A situação atual, com escândalos como o das dívidas ocultas, do Sustenta, entre outros, uns mais bizarros que outros, apenas confirma o aprofundamento da cultura de impunidade. A participação de figuras do mais alto escalão do Estado, incluindo antigos presidentes, ministros e diretores de empresas públicas, mostra que a corrupção já não se limita à margem do sistema — ela habita o centro das instituições.

Ao invés de corrigir o passado, o presente repete-o com maior audácia. A corrupção é muitas vezes tratada como “normal” ou como mal necessário. Pior: é defendida por narrativas de conveniência que culpam apenas os líderes atuais, esquecendo que todos os presidentes — sem exceção — presidiram sistemas marcados por escândalos, favorecimentos e opacidades. O que se alterou foi apenas a visibilidade e o volume da crítica pública.

A única diferença entre ontem e hoje é que agora o número de críticos aumentou, e proporcionalmente o número de corruptos aumentou também.

O país nunca puniu exemplarmente os grandes corruptos. Nem Samora o fez. A mitificação da sua figura não pode continuar a servir como obstáculo à verdade histórica.

Conclusão

Aprendamos a romper com um passado que nunca passou: A corrupção em Moçambique não é fruto de um evento isolado, nem de um único governo, nem da abertura económica, nem da globalização. Ela é estrutural, culturalmente tolerada e historicamente cultivada. Para superá-la, é preciso mais do que substituir líderes ou prometer “governação transparente”.

É preciso revisitar criticamente o passado, não com espírito de revanche, mas com desejo de verdade.

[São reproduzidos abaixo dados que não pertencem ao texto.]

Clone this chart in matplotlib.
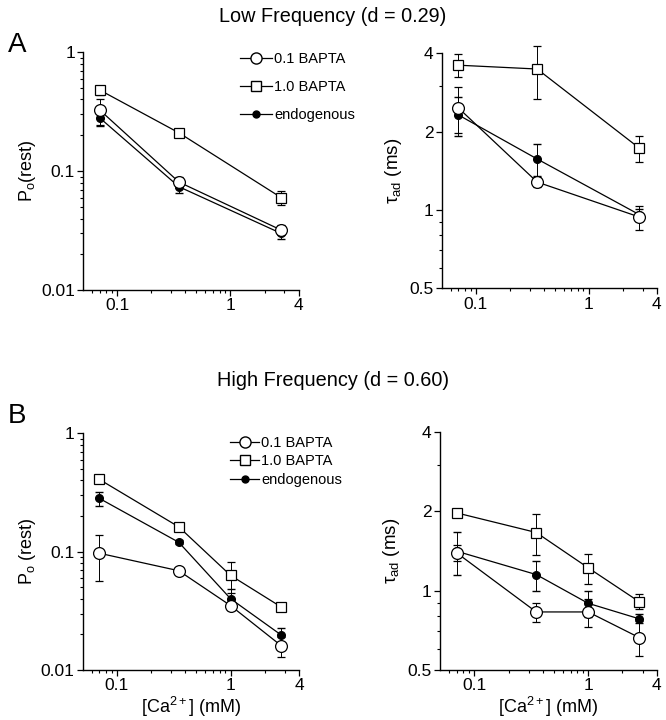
import matplotlib
matplotlib.use('Agg')
import matplotlib.pyplot as plt
import numpy as np
from matplotlib.ticker import FixedLocator, NullFormatter, FixedFormatter
from matplotlib.lines import Line2D

plt.rcParams['font.family'] = ['Liberation Sans', 'DejaVu Sans']
plt.rcParams['mathtext.fontset'] = 'custom'
plt.rcParams['mathtext.rm'] = 'Liberation Sans'
plt.rcParams['mathtext.it'] = 'Liberation Sans'

# [Ca2+] (mM)
ca = [0.07, 0.35, 1.0, 2.8]
ca_low = [0.07, 0.35, 2.8]

# A: low frequency, Po(rest)
po_low_01 = [0.326, 0.081, 0.032]
po_low_01_err = [0.08, 0.009, 0.003]
po_low_10 = [0.48, 0.21, 0.060]
po_low_10_err = [0.04, 0.01, 0.008]
po_low_en = [0.28, 0.074, 0.030]
po_low_en_err = [0.04, 0.008, 0.003]

# A: low frequency, tau_ad (ms)
tau_low_01 = [2.47, 1.28, 0.94]
tau_low_01_err = [0.5, 0.06, 0.1]
tau_low_10 = [3.6, 3.48, 1.73]
tau_low_10_err = [0.36, 0.8, 0.2]
tau_low_en = [2.32, 1.57, 0.96]
tau_low_en_err = [0.4, 0.22, 0.05]

# B: high frequency, Po(rest)
po_high_01 = [0.097, 0.069, 0.035, 0.016]
po_high_01_err = [0.04, 0.002, 0.002, 0.003]
po_high_10 = [0.408, 0.162, 0.063, 0.034]
po_high_10_err = [0.02, 0.005, 0.018, 0.001]
po_high_en = [0.282, 0.120, 0.040, 0.0197]
po_high_en_err = [0.039, 0.005, 0.008, 0.003]

# B: high frequency, tau_ad (ms)
tau_high_01 = [1.39, 0.83, 0.83, 0.664]
tau_high_01_err = [0.1, 0.07, 0.1, 0.1]
tau_high_10 = [1.97, 1.66, 1.22, 0.908]
tau_high_10_err = [0.03, 0.29, 0.16, 0.06]
tau_high_en = [1.41, 1.15, 0.895, 0.782]
tau_high_en_err = [0.26, 0.15, 0.1, 0.03]

labels = ['0.1 BAPTA', '1.0 BAPTA', 'endogenous']

fig = plt.figure(figsize=(6.66, 7.2), dpi=100)

pos = {
    'A_po': [0.125, 0.597, 0.3234, 0.3306],
    'A_tau': [0.6632, 0.5996, 0.3228, 0.3264],
    'B_po': [0.1242, 0.0694, 0.3248, 0.3288],
    'B_tau': [0.6607, 0.0694, 0.3254, 0.331],
}


def style(ax, kind):
    ax.set_xscale('log')
    ax.set_yscale('log')
    for s in ['top', 'right']:
        ax.spines[s].set_visible(False)
    ax.set_xlim(0.05, 4)
    ax.xaxis.set_major_locator(FixedLocator([0.1, 1, 4]))
    ax.xaxis.set_major_formatter(FixedFormatter(['0.1', '1', '4']))
    ax.xaxis.set_minor_locator(FixedLocator([0.06, 0.07, 0.08, 0.09, 0.2, 0.3, 0.4, 0.5,
                                             0.6, 0.7, 0.8, 0.9, 2, 3]))
    ax.xaxis.set_minor_formatter(NullFormatter())
    if kind == 'po':
        ax.set_ylim(0.01, 1)
        ax.yaxis.set_major_locator(FixedLocator([0.01, 0.1, 1]))
        ax.yaxis.set_major_formatter(FixedFormatter(['0.01', '0.1', '1']))
        ax.yaxis.set_minor_locator(FixedLocator([k * 10.0 ** e for e in (-2, -1) for k in range(2, 10)]))
    else:
        ax.set_ylim(0.5, 4)
        ax.yaxis.set_major_locator(FixedLocator([0.5, 1, 2, 4]))
        ax.yaxis.set_major_formatter(FixedFormatter(['0.5', '1', '2', '4']))
        ax.yaxis.set_minor_locator(FixedLocator([0.6, 0.7, 0.8, 0.9, 3]))
    ax.yaxis.set_minor_formatter(NullFormatter())
    ax.tick_params(which='major', length=4, width=0.9, labelsize=12.5, pad=2)
    ax.tick_params(which='minor', length=2, width=0.8)
    for s in ['left', 'bottom']:
        ax.spines[s].set_linewidth(1.0)


def plot_set(ax, x, y1, e1, y2, e2, y3, e3):
    ax.errorbar(x, y3, yerr=e3, color='black', lw=0.9, elinewidth=0.7, capsize=3,
                marker='o', ms=5.5, mfc='black', mec='black', zorder=2, clip_on=False)
    ax.errorbar(x, y2, yerr=e2, color='black', lw=0.9, elinewidth=0.7, capsize=3,
                marker='s', ms=7.5, mfc='white', mec='black', mew=0.9, zorder=3, clip_on=False)
    ax.errorbar(x, y1, yerr=e1, color='black', lw=0.9, elinewidth=0.7, capsize=3,
                marker='o', ms=8.5, mfc='white', mec='black', mew=0.9, zorder=4, clip_on=False)


axA1 = fig.add_axes(pos['A_po'])
plot_set(axA1, ca_low, po_low_01, po_low_01_err, po_low_10, po_low_10_err, po_low_en, po_low_en_err)
style(axA1, 'po')
axA1.set_ylabel('P$_\\mathrm{o}$(rest)', fontsize=13, labelpad=2)

axA2 = fig.add_axes(pos['A_tau'])
plot_set(axA2, ca_low, tau_low_01, tau_low_01_err, tau_low_10, tau_low_10_err, tau_low_en, tau_low_en_err)
style(axA2, 'tau')
axA2.set_ylabel('τ$_\\mathrm{ad}$ (ms)', fontsize=13.5, labelpad=4)

axB1 = fig.add_axes(pos['B_po'])
plot_set(axB1, ca, po_high_01, po_high_01_err, po_high_10, po_high_10_err, po_high_en, po_high_en_err)
style(axB1, 'po')
axB1.set_ylabel('P$_\\mathrm{o}$ (rest)', fontsize=13, labelpad=2)
axB1.set_xlabel('[Ca$^{2+}$] (mM)', fontsize=13, labelpad=1)

axB2 = fig.add_axes(pos['B_tau'])
plot_set(axB2, ca, tau_high_01, tau_high_01_err, tau_high_10, tau_high_10_err, tau_high_en, tau_high_en_err)
style(axB2, 'tau')
axB2.set_ylabel('τ$_\\mathrm{ad}$ (ms)', fontsize=13.5, labelpad=4)
axB2.set_xlabel('[Ca$^{2+}$] (mM)', fontsize=13, labelpad=1)

# legends
handles = [
    Line2D([], [], color='black', lw=0.9, marker='o', ms=8, mfc='white', mec='black'),
    Line2D([], [], color='black', lw=0.9, marker='s', ms=7, mfc='white', mec='black'),
    Line2D([], [], color='black', lw=0.9, marker='o', ms=5, mfc='black', mec='black'),
]
fig.legend(handles, labels, loc='upper left', bbox_to_anchor=(240 / 666, 1 - 52 / 720),
           frameon=False, fontsize=10.5, handlelength=2.2, handletextpad=0.15,
           labelspacing=0.95, borderpad=0, borderaxespad=0)
fig.legend(handles, labels, loc='upper left', bbox_to_anchor=(230 / 666, 1 - 436 / 720),
           frameon=False, fontsize=10.5, handlelength=2.0, handletextpad=0.15,
           labelspacing=0.3, borderpad=0, borderaxespad=0)

fig.text(0.5, 1 - 16 / 720, 'Low Frequency (d = 0.29)', ha='center', va='center', fontsize=14.3)
fig.text(0.5, 1 - 380 / 720, 'High Frequency (d = 0.60)', ha='center', va='center', fontsize=14.3)
fig.text(8 / 666, 1 - 45 / 720, 'A', ha='left', va='center', fontsize=20)
fig.text(8 / 666, 1 - 416 / 720, 'B', ha='left', va='center', fontsize=20)

fig.savefig('out.png', dpi=100)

Romper com a corrupção exige uma ruptura cultural: repensar a função do Estado, a ética da liderança, a estrutura das instituições e, sobretudo, a cidadania ativa.

Enquanto o passado for manipulado em função de mitos, da iliteracia e das conveniências partidárias, o futuro será apenas uma repetição mais disfarçada do que já foi o lagareiro está sendo o presente. A memória histórica deve ser instrumento de emancipação, não de encobrimento.

É hora de deixar de branquear figuras e assumir, com coragem, que a construção de uma república ética exige enfrentar aguerridamente os fantasmas da nossa própria história.